(Problem statement) Can you set down, exactly as they appear below, the lines from the opening of the material through the one bearing "const SW_STEP_H = 0.2;", minus the pictures?

* * * *

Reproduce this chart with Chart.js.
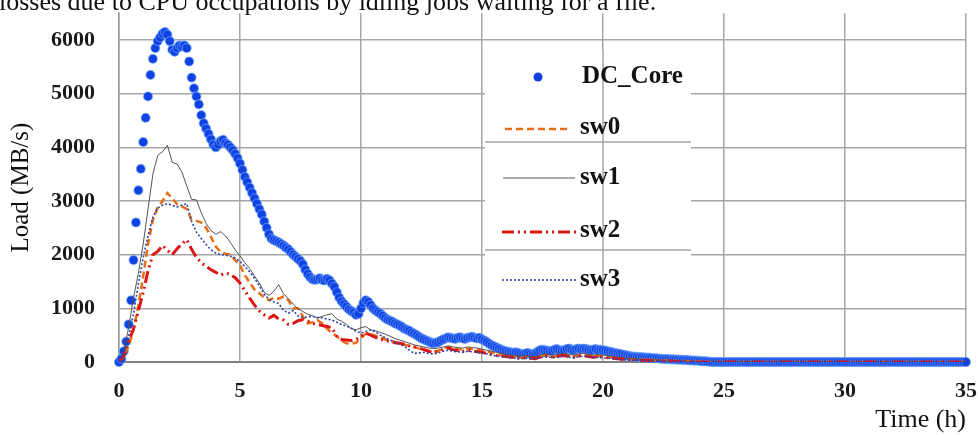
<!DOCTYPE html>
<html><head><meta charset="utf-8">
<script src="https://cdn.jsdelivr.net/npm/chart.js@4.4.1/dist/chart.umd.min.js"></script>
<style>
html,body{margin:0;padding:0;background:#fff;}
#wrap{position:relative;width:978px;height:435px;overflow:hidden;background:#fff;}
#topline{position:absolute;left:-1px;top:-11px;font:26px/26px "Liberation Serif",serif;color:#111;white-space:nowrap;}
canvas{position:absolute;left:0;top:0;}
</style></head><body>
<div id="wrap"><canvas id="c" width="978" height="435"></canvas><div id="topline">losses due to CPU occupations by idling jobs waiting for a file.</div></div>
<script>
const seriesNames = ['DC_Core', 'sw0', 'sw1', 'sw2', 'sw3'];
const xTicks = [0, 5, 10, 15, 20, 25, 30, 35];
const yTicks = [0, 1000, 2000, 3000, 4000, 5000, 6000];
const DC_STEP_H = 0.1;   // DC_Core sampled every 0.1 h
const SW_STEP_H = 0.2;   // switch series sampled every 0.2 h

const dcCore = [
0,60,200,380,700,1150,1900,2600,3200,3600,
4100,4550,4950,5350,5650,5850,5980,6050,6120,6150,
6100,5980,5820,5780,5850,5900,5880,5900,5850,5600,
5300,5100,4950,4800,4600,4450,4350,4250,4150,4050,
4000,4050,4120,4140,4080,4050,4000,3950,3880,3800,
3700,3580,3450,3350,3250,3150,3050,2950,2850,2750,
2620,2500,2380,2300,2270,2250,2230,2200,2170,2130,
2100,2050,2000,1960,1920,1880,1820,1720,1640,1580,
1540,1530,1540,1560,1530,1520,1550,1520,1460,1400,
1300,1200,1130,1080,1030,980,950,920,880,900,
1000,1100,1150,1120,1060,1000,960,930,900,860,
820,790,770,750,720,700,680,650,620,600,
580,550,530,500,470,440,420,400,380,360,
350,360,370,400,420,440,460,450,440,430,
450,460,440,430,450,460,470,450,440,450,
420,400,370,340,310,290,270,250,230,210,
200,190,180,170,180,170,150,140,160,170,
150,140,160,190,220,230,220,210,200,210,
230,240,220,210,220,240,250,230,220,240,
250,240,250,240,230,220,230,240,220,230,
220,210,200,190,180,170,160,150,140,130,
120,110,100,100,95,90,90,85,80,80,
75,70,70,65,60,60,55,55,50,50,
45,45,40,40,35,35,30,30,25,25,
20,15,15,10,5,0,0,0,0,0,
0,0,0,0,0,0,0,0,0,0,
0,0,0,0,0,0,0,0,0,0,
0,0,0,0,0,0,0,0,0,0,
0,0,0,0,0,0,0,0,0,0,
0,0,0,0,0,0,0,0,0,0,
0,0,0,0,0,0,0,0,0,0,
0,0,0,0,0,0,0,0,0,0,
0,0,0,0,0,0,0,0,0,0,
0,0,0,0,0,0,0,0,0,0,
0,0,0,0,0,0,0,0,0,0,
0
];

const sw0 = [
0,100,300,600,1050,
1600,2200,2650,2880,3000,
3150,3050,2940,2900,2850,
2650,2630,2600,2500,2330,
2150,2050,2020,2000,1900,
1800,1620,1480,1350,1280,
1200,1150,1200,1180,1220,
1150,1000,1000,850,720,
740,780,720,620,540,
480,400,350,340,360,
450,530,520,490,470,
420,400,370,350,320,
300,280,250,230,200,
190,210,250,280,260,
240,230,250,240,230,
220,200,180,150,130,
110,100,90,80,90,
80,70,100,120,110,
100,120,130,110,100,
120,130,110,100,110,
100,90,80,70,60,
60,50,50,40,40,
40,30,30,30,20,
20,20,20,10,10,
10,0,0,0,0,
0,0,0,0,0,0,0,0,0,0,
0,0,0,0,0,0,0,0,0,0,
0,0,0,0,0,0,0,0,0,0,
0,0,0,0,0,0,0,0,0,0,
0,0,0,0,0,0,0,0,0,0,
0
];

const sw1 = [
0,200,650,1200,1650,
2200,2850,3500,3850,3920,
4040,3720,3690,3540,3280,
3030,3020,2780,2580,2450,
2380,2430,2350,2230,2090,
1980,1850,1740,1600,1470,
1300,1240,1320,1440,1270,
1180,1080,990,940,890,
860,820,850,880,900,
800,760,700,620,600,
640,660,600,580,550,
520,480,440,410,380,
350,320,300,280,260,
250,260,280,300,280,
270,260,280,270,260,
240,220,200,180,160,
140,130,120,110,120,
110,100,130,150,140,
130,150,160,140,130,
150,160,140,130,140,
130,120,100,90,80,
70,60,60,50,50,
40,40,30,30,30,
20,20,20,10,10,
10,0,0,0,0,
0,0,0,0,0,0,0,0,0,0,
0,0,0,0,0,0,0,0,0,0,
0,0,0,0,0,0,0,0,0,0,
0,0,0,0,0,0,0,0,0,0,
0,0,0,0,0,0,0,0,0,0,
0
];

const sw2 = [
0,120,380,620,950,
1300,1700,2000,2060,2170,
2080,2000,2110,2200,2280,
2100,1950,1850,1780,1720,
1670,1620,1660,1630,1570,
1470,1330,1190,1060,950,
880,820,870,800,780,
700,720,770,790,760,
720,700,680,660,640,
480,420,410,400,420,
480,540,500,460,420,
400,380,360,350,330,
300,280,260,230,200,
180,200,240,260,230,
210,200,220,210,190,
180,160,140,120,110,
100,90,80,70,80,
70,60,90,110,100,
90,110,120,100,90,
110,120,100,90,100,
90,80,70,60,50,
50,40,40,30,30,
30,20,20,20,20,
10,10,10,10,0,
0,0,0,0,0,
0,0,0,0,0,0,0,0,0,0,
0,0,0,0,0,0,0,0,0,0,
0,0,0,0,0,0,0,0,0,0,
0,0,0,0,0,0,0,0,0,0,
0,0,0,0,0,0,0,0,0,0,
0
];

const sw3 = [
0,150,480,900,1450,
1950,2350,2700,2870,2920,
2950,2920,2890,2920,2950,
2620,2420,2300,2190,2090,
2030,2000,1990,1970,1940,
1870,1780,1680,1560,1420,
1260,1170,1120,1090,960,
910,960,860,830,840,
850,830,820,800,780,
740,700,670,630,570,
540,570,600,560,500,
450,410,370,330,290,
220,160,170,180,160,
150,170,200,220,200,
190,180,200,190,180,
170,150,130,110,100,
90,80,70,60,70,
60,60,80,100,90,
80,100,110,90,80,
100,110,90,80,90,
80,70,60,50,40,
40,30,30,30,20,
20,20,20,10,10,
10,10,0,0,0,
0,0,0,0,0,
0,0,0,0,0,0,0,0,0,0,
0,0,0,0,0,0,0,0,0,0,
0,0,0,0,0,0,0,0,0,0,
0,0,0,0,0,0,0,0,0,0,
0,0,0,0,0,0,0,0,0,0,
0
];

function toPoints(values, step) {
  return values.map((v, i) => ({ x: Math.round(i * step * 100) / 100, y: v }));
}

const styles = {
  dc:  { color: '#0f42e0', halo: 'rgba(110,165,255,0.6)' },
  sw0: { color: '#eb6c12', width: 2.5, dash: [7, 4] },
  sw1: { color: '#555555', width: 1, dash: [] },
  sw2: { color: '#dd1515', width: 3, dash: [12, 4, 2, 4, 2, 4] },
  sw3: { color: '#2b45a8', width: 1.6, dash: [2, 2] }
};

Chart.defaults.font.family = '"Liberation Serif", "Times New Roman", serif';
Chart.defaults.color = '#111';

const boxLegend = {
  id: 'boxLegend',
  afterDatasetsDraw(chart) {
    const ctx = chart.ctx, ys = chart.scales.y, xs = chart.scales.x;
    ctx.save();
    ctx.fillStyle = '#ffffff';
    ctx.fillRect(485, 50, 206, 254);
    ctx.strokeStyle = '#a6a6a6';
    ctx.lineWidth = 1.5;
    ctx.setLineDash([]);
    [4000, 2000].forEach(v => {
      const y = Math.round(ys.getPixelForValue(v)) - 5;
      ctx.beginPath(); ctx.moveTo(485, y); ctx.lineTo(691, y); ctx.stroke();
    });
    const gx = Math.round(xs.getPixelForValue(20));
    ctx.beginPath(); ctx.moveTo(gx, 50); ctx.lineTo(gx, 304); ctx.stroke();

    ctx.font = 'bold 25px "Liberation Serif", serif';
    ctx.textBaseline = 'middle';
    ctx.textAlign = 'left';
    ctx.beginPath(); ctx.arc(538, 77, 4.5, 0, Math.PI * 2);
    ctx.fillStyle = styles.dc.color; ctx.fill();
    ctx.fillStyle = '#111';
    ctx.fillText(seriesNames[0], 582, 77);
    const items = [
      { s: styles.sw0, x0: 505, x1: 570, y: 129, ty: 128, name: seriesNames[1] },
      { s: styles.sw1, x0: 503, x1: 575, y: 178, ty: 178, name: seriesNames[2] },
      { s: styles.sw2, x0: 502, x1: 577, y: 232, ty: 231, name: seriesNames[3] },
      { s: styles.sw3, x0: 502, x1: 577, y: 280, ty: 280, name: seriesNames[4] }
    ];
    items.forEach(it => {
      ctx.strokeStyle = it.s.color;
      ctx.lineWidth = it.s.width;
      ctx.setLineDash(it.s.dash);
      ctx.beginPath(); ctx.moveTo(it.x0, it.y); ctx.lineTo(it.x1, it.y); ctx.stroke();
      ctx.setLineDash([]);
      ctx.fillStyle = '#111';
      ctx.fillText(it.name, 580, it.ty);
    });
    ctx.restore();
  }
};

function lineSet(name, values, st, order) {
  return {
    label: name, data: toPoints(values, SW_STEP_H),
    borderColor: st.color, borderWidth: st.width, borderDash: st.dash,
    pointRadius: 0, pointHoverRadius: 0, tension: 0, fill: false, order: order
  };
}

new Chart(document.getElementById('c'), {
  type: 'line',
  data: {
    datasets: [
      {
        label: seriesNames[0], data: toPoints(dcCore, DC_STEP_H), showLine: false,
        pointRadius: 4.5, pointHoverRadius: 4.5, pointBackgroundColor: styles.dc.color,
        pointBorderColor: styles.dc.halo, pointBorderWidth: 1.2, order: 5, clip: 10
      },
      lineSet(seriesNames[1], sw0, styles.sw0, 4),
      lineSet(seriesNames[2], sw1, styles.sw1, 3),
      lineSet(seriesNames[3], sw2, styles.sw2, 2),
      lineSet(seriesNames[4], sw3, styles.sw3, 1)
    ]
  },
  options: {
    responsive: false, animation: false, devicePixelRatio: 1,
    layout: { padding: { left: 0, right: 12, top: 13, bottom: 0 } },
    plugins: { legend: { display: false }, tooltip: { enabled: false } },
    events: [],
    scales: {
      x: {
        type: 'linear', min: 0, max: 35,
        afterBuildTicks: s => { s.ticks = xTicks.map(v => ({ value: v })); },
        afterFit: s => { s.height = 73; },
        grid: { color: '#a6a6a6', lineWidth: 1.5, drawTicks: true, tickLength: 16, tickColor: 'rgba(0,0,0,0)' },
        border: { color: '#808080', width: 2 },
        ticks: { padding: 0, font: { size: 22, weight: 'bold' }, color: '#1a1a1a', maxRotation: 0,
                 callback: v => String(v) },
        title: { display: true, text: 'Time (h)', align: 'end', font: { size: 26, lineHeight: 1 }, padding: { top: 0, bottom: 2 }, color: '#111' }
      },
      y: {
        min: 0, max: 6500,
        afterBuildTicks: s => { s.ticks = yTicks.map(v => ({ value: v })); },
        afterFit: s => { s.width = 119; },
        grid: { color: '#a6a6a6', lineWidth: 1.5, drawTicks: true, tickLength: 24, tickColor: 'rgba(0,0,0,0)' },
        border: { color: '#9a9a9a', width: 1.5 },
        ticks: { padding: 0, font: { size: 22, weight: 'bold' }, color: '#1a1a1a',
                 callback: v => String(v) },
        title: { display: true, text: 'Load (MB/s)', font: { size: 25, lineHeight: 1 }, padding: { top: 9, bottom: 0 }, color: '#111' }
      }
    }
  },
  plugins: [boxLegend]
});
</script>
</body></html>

* * * *

(The completed task)
Reproduce this chart with Chart.js.
<!DOCTYPE html>
<html><head><meta charset="utf-8">
<script src="https://cdn.jsdelivr.net/npm/chart.js@4.4.1/dist/chart.umd.min.js"></script>
<style>
html,body{margin:0;padding:0;background:#fff;}
#wrap{position:relative;width:978px;height:435px;overflow:hidden;background:#fff;}
#topline{position:absolute;left:-1px;top:-11px;font:26px/26px "Liberation Serif",serif;color:#111;white-space:nowrap;}
canvas{position:absolute;left:0;top:0;}
</style></head><body>
<div id="wrap"><canvas id="c" width="978" height="435"></canvas><div id="topline">losses due to CPU occupations by idling jobs waiting for a file.</div></div>
<script>
const seriesNames = ['DC_Core', 'sw0', 'sw1', 'sw2', 'sw3'];
const xTicks = [0, 5, 10, 15, 20, 25, 30, 35];
const yTicks = [0, 1000, 2000, 3000, 4000, 5000, 6000];
const DC_STEP_H = 0.1;   // DC_Core sampled every 0.1 h
const SW_STEP_H = 0.2;   // switch series sampled every 0.2 h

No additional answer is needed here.